# Stated exercise:
Retype the opening lines of the listing below, ending with the line that contains "440, 450, 460, 470, 480, 490, 500];", and leave out any pictures.

# Dataset excerpt:
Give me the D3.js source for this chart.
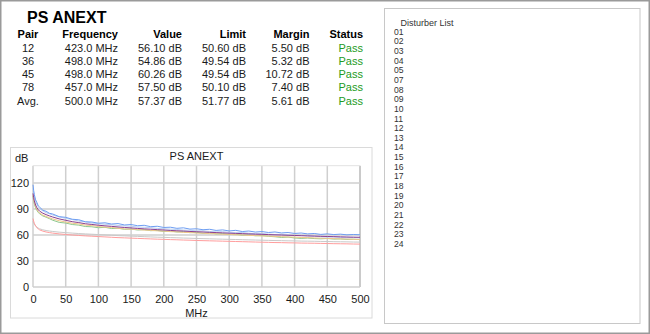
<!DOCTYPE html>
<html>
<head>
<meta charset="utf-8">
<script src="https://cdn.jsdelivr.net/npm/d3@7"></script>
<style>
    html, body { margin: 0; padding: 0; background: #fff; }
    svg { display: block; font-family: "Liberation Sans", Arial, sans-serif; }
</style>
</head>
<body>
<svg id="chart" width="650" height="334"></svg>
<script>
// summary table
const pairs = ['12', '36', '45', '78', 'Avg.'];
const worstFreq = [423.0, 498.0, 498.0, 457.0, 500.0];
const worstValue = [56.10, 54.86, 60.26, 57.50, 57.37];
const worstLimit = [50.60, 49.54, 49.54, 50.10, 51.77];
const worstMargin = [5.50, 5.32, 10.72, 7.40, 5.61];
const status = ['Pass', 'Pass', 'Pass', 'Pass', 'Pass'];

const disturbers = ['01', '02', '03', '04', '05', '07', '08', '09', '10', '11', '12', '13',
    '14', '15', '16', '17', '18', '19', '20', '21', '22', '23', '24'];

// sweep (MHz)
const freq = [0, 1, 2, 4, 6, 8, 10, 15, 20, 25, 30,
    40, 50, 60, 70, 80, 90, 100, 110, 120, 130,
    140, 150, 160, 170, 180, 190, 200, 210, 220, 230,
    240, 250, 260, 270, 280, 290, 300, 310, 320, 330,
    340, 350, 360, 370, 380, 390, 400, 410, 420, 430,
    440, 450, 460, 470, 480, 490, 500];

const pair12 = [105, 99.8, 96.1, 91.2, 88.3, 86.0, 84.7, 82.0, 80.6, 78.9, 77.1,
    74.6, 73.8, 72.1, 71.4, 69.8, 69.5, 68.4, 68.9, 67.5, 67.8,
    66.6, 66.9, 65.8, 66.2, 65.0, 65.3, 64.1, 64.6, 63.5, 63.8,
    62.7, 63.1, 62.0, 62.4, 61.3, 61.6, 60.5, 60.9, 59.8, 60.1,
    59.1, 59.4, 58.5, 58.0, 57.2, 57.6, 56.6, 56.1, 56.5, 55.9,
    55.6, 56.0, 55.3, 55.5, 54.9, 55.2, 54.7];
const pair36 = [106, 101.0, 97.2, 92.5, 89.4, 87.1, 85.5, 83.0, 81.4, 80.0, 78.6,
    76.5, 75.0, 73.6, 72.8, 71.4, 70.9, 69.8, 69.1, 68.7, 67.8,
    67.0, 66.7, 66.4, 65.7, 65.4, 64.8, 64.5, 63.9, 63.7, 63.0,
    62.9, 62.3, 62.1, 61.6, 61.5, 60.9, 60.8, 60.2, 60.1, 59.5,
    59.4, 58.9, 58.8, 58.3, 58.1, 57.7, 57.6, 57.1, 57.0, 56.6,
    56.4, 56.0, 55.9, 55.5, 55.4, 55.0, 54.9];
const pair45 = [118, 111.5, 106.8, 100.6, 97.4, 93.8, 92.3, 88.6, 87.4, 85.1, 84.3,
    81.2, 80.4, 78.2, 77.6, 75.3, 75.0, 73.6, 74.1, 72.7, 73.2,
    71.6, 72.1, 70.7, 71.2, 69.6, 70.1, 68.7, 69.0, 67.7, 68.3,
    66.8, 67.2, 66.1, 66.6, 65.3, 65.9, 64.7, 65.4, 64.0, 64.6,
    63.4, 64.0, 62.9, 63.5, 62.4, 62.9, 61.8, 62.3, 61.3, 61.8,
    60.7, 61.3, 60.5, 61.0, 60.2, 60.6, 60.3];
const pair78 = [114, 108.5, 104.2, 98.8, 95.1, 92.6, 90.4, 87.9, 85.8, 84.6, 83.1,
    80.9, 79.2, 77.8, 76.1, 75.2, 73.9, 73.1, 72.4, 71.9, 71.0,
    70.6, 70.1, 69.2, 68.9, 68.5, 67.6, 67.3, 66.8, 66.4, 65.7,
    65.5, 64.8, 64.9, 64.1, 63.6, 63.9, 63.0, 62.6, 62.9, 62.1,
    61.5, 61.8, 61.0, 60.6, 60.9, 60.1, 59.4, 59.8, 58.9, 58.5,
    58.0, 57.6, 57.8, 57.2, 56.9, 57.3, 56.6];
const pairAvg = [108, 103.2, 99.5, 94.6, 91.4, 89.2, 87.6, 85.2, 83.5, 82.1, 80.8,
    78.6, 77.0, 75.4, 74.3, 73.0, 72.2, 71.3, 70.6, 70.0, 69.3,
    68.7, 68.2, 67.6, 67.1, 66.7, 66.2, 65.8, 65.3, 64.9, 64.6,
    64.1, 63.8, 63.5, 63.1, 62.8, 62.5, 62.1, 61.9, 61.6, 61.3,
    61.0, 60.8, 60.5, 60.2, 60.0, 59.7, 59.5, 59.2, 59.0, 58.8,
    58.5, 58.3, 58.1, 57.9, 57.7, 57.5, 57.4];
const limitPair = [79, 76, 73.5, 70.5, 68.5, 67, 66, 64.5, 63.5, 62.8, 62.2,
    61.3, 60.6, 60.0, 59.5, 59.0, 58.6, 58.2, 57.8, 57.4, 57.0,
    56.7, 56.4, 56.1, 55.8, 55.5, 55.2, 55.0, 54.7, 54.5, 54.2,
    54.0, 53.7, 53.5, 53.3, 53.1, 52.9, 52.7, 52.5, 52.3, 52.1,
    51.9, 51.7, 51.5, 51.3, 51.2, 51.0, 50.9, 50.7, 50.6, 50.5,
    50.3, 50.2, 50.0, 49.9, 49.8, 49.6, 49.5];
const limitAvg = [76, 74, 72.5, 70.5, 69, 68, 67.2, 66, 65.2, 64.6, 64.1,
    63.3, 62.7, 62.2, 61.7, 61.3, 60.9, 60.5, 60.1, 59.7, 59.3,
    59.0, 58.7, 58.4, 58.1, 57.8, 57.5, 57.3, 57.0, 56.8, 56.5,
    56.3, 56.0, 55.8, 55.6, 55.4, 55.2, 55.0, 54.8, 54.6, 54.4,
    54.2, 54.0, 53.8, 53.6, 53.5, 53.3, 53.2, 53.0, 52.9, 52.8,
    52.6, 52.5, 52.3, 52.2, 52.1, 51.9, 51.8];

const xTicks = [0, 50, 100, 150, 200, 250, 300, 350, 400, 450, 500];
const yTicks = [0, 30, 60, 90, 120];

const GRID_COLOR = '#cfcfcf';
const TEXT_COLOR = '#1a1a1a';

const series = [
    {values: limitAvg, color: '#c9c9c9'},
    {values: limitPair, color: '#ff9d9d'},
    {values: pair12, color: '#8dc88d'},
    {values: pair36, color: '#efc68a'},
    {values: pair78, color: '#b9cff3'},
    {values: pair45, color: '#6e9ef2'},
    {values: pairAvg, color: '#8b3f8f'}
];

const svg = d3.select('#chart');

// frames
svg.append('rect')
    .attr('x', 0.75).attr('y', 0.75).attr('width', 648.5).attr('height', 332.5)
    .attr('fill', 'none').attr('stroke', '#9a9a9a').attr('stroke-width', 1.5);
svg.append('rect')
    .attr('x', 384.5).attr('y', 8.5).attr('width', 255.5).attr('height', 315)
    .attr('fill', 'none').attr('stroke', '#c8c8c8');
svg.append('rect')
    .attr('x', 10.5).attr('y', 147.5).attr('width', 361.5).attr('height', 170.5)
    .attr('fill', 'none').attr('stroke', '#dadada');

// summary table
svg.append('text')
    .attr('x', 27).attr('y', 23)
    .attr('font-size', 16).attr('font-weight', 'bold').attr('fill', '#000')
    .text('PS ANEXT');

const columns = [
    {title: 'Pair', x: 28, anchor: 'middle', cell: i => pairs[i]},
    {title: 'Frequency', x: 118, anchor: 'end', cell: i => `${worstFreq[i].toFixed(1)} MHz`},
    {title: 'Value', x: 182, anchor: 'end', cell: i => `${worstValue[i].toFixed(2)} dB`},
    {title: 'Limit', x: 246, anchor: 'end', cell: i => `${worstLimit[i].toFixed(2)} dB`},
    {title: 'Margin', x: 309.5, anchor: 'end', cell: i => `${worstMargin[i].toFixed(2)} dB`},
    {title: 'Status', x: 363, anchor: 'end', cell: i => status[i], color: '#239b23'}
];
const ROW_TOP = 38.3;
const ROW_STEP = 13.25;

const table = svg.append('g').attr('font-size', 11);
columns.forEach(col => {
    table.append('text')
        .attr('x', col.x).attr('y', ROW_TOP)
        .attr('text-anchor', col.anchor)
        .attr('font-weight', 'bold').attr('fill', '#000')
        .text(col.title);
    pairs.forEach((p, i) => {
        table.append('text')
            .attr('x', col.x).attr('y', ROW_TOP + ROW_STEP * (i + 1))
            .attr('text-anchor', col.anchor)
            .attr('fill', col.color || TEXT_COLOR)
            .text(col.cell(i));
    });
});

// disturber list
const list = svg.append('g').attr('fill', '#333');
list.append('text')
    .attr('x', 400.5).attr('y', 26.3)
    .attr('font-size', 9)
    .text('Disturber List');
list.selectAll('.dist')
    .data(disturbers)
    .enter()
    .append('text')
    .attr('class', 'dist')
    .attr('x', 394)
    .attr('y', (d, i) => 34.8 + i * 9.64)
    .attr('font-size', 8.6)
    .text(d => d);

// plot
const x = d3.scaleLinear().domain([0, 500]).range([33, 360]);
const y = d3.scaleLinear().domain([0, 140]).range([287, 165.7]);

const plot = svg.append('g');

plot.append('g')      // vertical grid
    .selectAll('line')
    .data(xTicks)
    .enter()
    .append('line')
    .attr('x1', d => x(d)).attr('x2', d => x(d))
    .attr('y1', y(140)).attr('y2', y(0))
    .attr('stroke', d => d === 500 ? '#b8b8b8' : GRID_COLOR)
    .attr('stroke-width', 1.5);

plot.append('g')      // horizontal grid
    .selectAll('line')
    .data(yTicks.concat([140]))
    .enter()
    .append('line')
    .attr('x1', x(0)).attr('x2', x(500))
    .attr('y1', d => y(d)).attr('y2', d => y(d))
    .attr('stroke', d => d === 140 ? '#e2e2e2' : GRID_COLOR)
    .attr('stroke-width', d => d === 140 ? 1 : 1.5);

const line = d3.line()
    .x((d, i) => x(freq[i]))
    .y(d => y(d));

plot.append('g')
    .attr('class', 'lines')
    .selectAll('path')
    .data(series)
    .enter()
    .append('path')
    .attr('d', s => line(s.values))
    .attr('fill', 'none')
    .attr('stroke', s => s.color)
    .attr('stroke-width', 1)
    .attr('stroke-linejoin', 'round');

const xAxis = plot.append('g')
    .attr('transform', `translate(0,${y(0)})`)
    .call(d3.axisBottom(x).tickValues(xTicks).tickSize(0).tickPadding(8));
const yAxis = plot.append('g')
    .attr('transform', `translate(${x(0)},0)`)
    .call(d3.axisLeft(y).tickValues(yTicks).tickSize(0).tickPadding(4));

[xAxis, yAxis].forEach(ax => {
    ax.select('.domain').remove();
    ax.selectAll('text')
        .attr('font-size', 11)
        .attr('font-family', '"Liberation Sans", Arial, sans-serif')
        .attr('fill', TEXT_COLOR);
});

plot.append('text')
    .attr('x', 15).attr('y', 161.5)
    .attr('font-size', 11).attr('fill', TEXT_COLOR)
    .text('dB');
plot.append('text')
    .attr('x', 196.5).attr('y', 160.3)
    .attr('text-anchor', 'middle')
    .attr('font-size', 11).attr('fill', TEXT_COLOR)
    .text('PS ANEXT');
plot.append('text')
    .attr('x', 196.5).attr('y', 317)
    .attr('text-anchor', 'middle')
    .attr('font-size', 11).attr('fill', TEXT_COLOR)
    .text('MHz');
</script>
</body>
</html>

# Task output:
Give me the D3.js source for this chart.
<!DOCTYPE html>
<html>
<head>
<meta charset="utf-8">
<script src="https://cdn.jsdelivr.net/npm/d3@7"></script>
<style>
    html, body { margin: 0; padding: 0; background: #fff; }
    svg { display: block; font-family: "Liberation Sans", Arial, sans-serif; }
</style>
</head>
<body>
<svg id="chart" width="650" height="334"></svg>
<script>
// summary table
const pairs = ['12', '36', '45', '78', 'Avg.'];
const worstFreq = [423.0, 498.0, 498.0, 457.0, 500.0];
const worstValue = [56.10, 54.86, 60.26, 57.50, 57.37];
const worstLimit = [50.60, 49.54, 49.54, 50.10, 51.77];
const worstMargin = [5.50, 5.32, 10.72, 7.40, 5.61];
const status = ['Pass', 'Pass', 'Pass', 'Pass', 'Pass'];

const disturbers = ['01', '02', '03', '04', '05', '07', '08', '09', '10', '11', '12', '13',
    '14', '15', '16', '17', '18', '19', '20', '21', '22', '23', '24'];

// sweep (MHz)
const freq = [0, 1, 2, 4, 6, 8, 10, 15, 20, 25, 30,
    40, 50, 60, 70, 80, 90, 100, 110, 120, 130,
    140, 150, 160, 170, 180, 190, 200, 210, 220, 230,
    240, 250, 260, 270, 280, 290, 300, 310, 320, 330,
    340, 350, 360, 370, 380, 390, 400, 410, 420, 430,
    440, 450, 460, 470, 480, 490, 500];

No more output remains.